◆ Problem description ◆
Leaving out the pictures, retype all the material exactly.

◆ Data section ◆
▬▬▬▬▬▬

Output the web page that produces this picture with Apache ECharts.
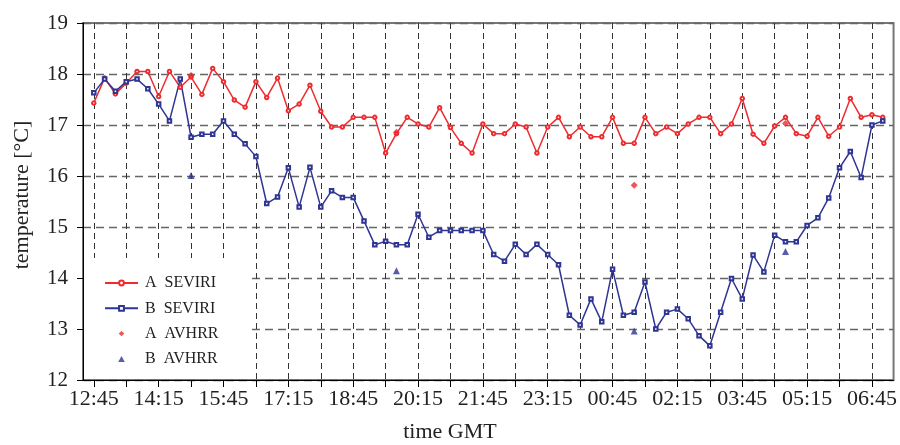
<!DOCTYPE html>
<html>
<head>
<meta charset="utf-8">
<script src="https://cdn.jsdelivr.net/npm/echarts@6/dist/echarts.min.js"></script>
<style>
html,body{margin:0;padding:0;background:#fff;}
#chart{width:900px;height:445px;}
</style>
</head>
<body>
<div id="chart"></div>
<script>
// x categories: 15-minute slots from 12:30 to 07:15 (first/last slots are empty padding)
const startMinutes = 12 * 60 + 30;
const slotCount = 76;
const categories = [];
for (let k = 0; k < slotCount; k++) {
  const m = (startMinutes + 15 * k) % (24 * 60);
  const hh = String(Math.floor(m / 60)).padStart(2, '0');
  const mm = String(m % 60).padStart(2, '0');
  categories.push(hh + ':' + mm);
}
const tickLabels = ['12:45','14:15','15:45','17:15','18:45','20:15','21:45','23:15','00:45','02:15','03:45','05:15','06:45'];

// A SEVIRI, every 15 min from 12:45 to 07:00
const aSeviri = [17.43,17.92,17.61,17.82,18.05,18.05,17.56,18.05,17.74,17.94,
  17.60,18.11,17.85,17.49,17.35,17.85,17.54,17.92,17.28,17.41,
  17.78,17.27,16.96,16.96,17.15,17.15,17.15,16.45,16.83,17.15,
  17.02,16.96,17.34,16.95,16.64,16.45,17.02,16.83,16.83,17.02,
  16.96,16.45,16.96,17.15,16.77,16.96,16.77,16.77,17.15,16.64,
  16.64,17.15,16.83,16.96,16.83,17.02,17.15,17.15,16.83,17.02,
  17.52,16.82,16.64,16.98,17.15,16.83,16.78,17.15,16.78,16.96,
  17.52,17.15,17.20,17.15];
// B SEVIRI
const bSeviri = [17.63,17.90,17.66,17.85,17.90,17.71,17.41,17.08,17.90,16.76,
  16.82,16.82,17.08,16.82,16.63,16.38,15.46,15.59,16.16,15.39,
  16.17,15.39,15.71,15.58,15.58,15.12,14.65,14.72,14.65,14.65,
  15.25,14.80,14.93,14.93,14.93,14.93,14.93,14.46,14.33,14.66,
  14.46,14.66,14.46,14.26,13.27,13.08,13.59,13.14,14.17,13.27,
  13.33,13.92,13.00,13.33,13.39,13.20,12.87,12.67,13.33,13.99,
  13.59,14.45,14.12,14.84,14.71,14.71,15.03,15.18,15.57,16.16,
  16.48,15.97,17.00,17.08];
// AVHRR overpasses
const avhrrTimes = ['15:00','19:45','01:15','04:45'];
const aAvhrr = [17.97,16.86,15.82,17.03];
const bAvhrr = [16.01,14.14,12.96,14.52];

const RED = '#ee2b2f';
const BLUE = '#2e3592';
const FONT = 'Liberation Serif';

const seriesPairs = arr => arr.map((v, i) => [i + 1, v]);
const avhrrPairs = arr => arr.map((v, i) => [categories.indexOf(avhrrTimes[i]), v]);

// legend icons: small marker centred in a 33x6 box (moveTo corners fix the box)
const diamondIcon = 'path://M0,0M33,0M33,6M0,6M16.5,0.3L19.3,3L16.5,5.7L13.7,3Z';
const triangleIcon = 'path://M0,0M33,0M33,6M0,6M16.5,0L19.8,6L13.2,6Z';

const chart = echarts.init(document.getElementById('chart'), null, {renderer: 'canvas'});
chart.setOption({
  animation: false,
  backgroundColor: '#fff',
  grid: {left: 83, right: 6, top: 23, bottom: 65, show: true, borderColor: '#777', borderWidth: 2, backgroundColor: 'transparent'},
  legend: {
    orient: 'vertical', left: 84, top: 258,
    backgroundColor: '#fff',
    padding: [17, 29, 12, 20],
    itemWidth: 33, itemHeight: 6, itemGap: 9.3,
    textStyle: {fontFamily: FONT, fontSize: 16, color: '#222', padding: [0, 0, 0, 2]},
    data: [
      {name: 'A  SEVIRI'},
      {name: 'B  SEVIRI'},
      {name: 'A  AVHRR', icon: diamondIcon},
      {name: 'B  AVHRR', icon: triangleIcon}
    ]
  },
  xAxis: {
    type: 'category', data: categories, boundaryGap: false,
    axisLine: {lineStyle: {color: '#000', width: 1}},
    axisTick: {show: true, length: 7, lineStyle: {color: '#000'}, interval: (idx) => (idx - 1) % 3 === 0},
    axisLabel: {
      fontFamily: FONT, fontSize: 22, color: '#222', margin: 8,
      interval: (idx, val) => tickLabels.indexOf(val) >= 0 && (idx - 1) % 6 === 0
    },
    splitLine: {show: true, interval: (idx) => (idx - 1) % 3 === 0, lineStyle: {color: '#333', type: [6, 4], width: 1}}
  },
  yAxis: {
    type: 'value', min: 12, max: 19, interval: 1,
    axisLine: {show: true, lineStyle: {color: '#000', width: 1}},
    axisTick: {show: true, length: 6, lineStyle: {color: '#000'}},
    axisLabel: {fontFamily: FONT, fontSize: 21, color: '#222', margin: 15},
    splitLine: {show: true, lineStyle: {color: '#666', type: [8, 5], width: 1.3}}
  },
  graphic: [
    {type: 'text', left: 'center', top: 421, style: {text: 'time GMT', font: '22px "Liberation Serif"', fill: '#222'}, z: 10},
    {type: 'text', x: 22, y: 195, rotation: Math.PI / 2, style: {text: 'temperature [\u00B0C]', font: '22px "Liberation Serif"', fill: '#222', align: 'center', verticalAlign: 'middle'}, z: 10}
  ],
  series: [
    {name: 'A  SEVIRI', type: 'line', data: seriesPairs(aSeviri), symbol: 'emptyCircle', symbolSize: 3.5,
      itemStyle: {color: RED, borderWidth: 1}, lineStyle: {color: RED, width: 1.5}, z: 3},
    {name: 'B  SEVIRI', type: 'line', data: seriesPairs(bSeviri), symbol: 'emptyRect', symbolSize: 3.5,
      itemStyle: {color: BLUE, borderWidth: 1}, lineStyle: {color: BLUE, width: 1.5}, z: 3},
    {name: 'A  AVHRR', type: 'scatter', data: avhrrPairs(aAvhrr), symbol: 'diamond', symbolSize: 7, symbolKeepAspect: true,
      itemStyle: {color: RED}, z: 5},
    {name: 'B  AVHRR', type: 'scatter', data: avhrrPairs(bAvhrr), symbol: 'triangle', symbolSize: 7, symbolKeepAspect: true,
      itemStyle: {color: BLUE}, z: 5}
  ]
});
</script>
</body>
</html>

▬▬▬▬▬▬

◆ Result for this task ◆
Output the web page that produces this picture with Apache ECharts.
<!DOCTYPE html>
<html>
<head>
<meta charset="utf-8">
<script src="https://cdn.jsdelivr.net/npm/echarts@6/dist/echarts.min.js"></script>
<style>
html,body{margin:0;padding:0;background:#fff;}
#chart{width:900px;height:445px;}
</style>
</head>
<body>
<div id="chart"></div>
<script>
// x categories: 15-minute slots from 12:30 to 07:15 (first/last slots are empty padding)
const startMinutes = 12 * 60 + 30;
const slotCount = 76;
const categories = [];
for (let k = 0; k < slotCount; k++) {
  const m = (startMinutes + 15 * k) % (24 * 60);
  const hh = String(Math.floor(m / 60)).padStart(2, '0');
  const mm = String(m % 60).padStart(2, '0');
  categories.push(hh + ':' + mm);
}
const tickLabels = ['12:45','14:15','15:45','17:15','18:45','20:15','21:45','23:15','00:45','02:15','03:45','05:15','06:45'];

// A SEVIRI, every 15 min from 12:45 to 07:00
const aSeviri = [17.43,17.92,17.61,17.82,18.05,18.05,17.56,18.05,17.74,17.94,
  17.60,18.11,17.85,17.49,17.35,17.85,17.54,17.92,17.28,17.41,
  17.78,17.27,16.96,16.96,17.15,17.15,17.15,16.45,16.83,17.15,
  17.02,16.96,17.34,16.95,16.64,16.45,17.02,16.83,16.83,17.02,
  16.96,16.45,16.96,17.15,16.77,16.96,16.77,16.77,17.15,16.64,
  16.64,17.15,16.83,16.96,16.83,17.02,17.15,17.15,16.83,17.02,
  17.52,16.82,16.64,16.98,17.15,16.83,16.78,17.15,16.78,16.96,
  17.52,17.15,17.20,17.15];
// B SEVIRI
const bSeviri = [17.63,17.90,17.66,17.85,17.90,17.71,17.41,17.08,17.90,16.76,
  16.82,16.82,17.08,16.82,16.63,16.38,15.46,15.59,16.16,15.39,
  16.17,15.39,15.71,15.58,15.58,15.12,14.65,14.72,14.65,14.65,
  15.25,14.80,14.93,14.93,14.93,14.93,14.93,14.46,14.33,14.66,
  14.46,14.66,14.46,14.26,13.27,13.08,13.59,13.14,14.17,13.27,
  13.33,13.92,13.00,13.33,13.39,13.20,12.87,12.67,13.33,13.99,
  13.59,14.45,14.12,14.84,14.71,14.71,15.03,15.18,15.57,16.16,
  16.48,15.97,17.00,17.08];
// AVHRR overpasses
const avhrrTimes = ['15:00','19:45','01:15','04:45'];
const aAvhrr = [17.97,16.86,15.82,17.03];
const bAvhrr = [16.01,14.14,12.96,14.52];

const RED = '#ee2b2f';
const BLUE = '#2e3592';
const FONT = 'Liberation Serif';

const seriesPairs = arr => arr.map((v, i) => [i + 1, v]);
const avhrrPairs = arr => arr.map((v, i) => [categories.indexOf(avhrrTimes[i]), v]);

// legend icons: small marker centred in a 33x6 box (moveTo corners fix the box)
const diamondIcon = 'path://M0,0M33,0M33,6M0,6M16.5,0.3L19.3,3L16.5,5.7L13.7,3Z';
const triangleIcon = 'path://M0,0M33,0M33,6M0,6M16.5,0L19.8,6L13.2,6Z';

const chart = echarts.init(document.getElementById('chart'), null, {renderer: 'canvas'});
chart.setOption({
  animation: false,
  backgroundColor: '#fff',
  grid: {left: 83, right: 6, top: 23, bottom: 65, show: true, borderColor: '#777', borderWidth: 2, backgroundColor: 'transparent'},
  legend: {
    orient: 'vertical', left: 84, top: 258,
    backgroundColor: '#fff',
    padding: [17, 29, 12, 20],
    itemWidth: 33, itemHeight: 6, itemGap: 9.3,
    textStyle: {fontFamily: FONT, fontSize: 16, color: '#222', padding: [0, 0, 0, 2]},
    data: [
      {name: 'A  SEVIRI'},
      {name: 'B  SEVIRI'},
      {name: 'A  AVHRR', icon: diamondIcon},
      {name: 'B  AVHRR', icon: triangleIcon}
    ]
  },
  xAxis: {
    type: 'category', data: categories, boundaryGap: false,
    axisLine: {lineStyle: {color: '#000', width: 1}},
    axisTick: {show: true, length: 7, lineStyle: {color: '#000'}, interval: (idx) => (idx - 1) % 3 === 0},
    axisLabel: {
      fontFamily: FONT, fontSize: 22, color: '#222', margin: 8,
      interval: (idx, val) => tickLabels.indexOf(val) >= 0 && (idx - 1) % 6 === 0
    },
    splitLine: {show: true, interval: (idx) => (idx - 1) % 3 === 0, lineStyle: {color: '#333', type: [6, 4], width: 1}}
  },
  yAxis: {
    type: 'value', min: 12, max: 19, interval: 1,
    axisLine: {show: true, lineStyle: {color: '#000', width: 1}},
    axisTick: {show: true, length: 6, lineStyle: {color: '#000'}},
    axisLabel: {fontFamily: FONT, fontSize: 21, color: '#222', margin: 15},
    splitLine: {show: true, lineStyle: {color: '#666', type: [8, 5], width: 1.3}}
  },
  graphic: [
    {type: 'text', left: 'center', top: 421, style: {text: 'time GMT', font: '22px "Liberation Serif"', fill: '#222'}, z: 10},
    {type: 'text', x: 22, y: 195, rotation: Math.PI / 2, style: {text: 'temperature [\u00B0C]', font: '22px "Liberation Serif"', fill: '#222', align: 'center', verticalAlign: 'middle'}, z: 10}
  ],
  series: [
    {name: 'A  SEVIRI', type: 'line', data: seriesPairs(aSeviri), symbol: 'emptyCircle', symbolSize: 3.5,
      itemStyle: {color: RED, borderWidth: 1}, lineStyle: {color: RED, width: 1.5}, z: 3},
    {name: 'B  SEVIRI', type: 'line', data: seriesPairs(bSeviri), symbol: 'emptyRect', symbolSize: 3.5,
      itemStyle: {color: BLUE, borderWidth: 1}, lineStyle: {color: BLUE, width: 1.5}, z: 3},
    {name: 'A  AVHRR', type: 'scatter', data: avhrrPairs(aAvhrr), symbol: 'diamond', symbolSize: 7, symbolKeepAspect: true,
      itemStyle: {color: RED}, z: 5},
    {name: 'B  AVHRR', type: 'scatter', data: avhrrPairs(bAvhrr), symbol: 'triangle', symbolSize: 7, symbolKeepAspect: true,
      itemStyle: {color: BLUE}, z: 5}
  ]
});
</script>
</body>
</html>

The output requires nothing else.